My lady and I saw this play performed last night and now I shall seek out the book so I can better process and pick apart what we witnessed.

The first act of the play takes place just after the apocalypse. There is no electricity and a small group of survivors amuses themselves by reminiscing about the Cape Fear episode of the Simpsons. A stranger shows up and is eventually accepted into their group. This was by far the best act of the play. It was really intense and made me forget I just shelled out $50.
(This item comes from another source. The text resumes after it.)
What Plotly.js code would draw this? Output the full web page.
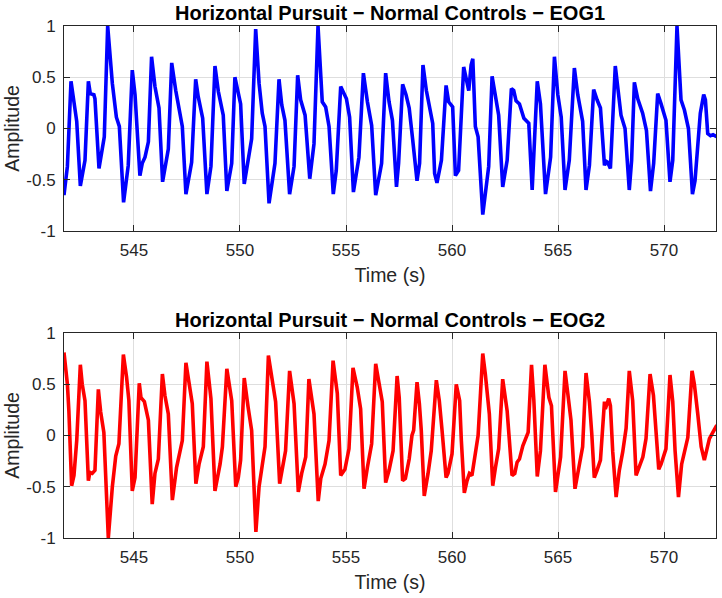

The second act takes place seven years after the first. The effects of the apocalypse are still being felt. Travelling groups of actors perform episodes of the Simpsons in front of live audiences, painstakingly reconstructing the episodes from people's vague memories. This act wasn't as good as the first but I still dug it once I pieced together what was going on.

The third act takes place 75 years after the second. I suspect it is supposed to show how the Cape Fear episode of the Simpsons mutated after being retold for almost a century but I kept thinking about Robert Chambers' The King in Yellow. It was so bizarre I hoped I remembered how to drive when the act was over. I looked at my gf a few times and mouthed "This is so fucked up." Mr. Burns and Itchy and Scratchy terrorize the Simpsons on a houseboat. When a bosomy woman playing Lisa Simpsons gets groped by a demonic Mr. Burns, you don't easily forget it.

So, yeah, if Mr. Burns comes to your town, I recommend seeing it for the WTF factor of the third act alone. It wasn't my favorite play but it's definitely etched into my brain. 3.5 out of 5 stars.